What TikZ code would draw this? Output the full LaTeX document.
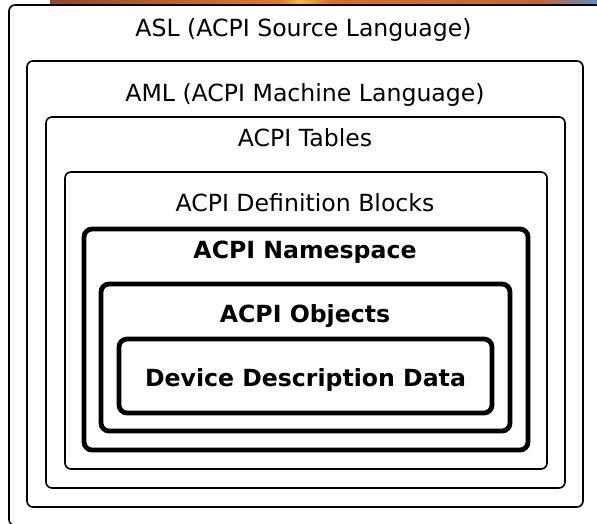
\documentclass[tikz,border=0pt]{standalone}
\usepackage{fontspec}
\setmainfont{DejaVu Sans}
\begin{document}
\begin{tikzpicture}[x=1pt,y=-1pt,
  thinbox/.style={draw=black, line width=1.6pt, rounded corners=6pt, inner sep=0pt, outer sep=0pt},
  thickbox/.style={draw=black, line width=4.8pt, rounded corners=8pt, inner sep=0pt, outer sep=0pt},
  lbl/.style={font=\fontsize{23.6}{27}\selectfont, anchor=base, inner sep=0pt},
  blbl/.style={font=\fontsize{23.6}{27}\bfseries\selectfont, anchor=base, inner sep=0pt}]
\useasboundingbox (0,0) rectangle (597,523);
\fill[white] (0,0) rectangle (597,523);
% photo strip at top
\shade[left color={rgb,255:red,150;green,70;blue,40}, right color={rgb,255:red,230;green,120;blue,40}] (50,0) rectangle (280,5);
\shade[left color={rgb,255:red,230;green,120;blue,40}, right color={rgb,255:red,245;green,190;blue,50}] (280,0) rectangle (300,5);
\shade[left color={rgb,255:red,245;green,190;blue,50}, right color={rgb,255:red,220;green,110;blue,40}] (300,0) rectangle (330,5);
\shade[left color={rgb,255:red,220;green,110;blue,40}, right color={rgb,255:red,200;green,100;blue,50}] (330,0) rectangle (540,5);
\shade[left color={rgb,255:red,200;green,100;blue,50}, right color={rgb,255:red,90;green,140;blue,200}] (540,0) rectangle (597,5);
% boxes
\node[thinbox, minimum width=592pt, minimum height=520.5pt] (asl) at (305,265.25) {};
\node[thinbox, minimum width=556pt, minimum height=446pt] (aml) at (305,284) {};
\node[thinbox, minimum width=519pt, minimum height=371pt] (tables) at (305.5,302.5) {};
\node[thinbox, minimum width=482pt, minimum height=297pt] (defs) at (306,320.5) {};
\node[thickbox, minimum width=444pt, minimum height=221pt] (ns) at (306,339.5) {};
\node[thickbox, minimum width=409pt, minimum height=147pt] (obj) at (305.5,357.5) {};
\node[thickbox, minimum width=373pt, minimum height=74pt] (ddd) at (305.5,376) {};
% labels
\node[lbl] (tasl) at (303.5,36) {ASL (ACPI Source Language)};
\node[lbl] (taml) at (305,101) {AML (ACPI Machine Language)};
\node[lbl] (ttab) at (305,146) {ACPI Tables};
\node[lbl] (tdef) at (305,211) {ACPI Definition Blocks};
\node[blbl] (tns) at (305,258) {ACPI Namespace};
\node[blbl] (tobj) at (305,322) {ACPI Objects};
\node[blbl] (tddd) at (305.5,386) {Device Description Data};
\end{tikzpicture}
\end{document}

********************

GIVEN EXERCISE
Every line of text is to be repeated exactly; pictures are left out.

THE REPLY
What TikZ code would draw this? Output the full LaTeX document.
\documentclass[tikz,border=0pt]{standalone}
\usepackage{fontspec}
\setmainfont{DejaVu Sans}
\begin{document}
\begin{tikzpicture}[x=1pt,y=-1pt,
  thinbox/.style={draw=black, line width=1.6pt, rounded corners=6pt, inner sep=0pt, outer sep=0pt},
  thickbox/.style={draw=black, line width=4.8pt, rounded corners=8pt, inner sep=0pt, outer sep=0pt},
  lbl/.style={font=\fontsize{23.6}{27}\selectfont, anchor=base, inner sep=0pt},
  blbl/.style={font=\fontsize{23.6}{27}\bfseries\selectfont, anchor=base, inner sep=0pt}]
\useasboundingbox (0,0) rectangle (597,523);
\fill[white] (0,0) rectangle (597,523);
% photo strip at top
\shade[left color={rgb,255:red,150;green,70;blue,40}, right color={rgb,255:red,230;green,120;blue,40}] (50,0) rectangle (280,5);
\shade[left color={rgb,255:red,230;green,120;blue,40}, right color={rgb,255:red,245;green,190;blue,50}] (280,0) rectangle (300,5);
\shade[left color={rgb,255:red,245;green,190;blue,50}, right color={rgb,255:red,220;green,110;blue,40}] (300,0) rectangle (330,5);
\shade[left color={rgb,255:red,220;green,110;blue,40}, right color={rgb,255:red,200;green,100;blue,50}] (330,0) rectangle (540,5);
\shade[left color={rgb,255:red,200;green,100;blue,50}, right color={rgb,255:red,90;green,140;blue,200}] (540,0) rectangle (597,5);
% boxes
\node[thinbox, minimum width=592pt, minimum height=520.5pt] (asl) at (305,265.25) {};
\node[thinbox, minimum width=556pt, minimum height=446pt] (aml) at (305,284) {};
\node[thinbox, minimum width=519pt, minimum height=371pt] (tables) at (305.5,302.5) {};
\node[thinbox, minimum width=482pt, minimum height=297pt] (defs) at (306,320.5) {};
\node[thickbox, minimum width=444pt, minimum height=221pt] (ns) at (306,339.5) {};
\node[thickbox, minimum width=409pt, minimum height=147pt] (obj) at (305.5,357.5) {};
\node[thickbox, minimum width=373pt, minimum height=74pt] (ddd) at (305.5,376) {};
% labels
\node[lbl] (tasl) at (303.5,36) {ASL (ACPI Source Language)};
\node[lbl] (taml) at (305,101) {AML (ACPI Machine Language)};
\node[lbl] (ttab) at (305,146) {ACPI Tables};
\node[lbl] (tdef) at (305,211) {ACPI Definition Blocks};
\node[blbl] (tns) at (305,258) {ACPI Namespace};
\node[blbl] (tobj) at (305,322) {ACPI Objects};
\node[blbl] (tddd) at (305.5,386) {Device Description Data};
\end{tikzpicture}
\end{document}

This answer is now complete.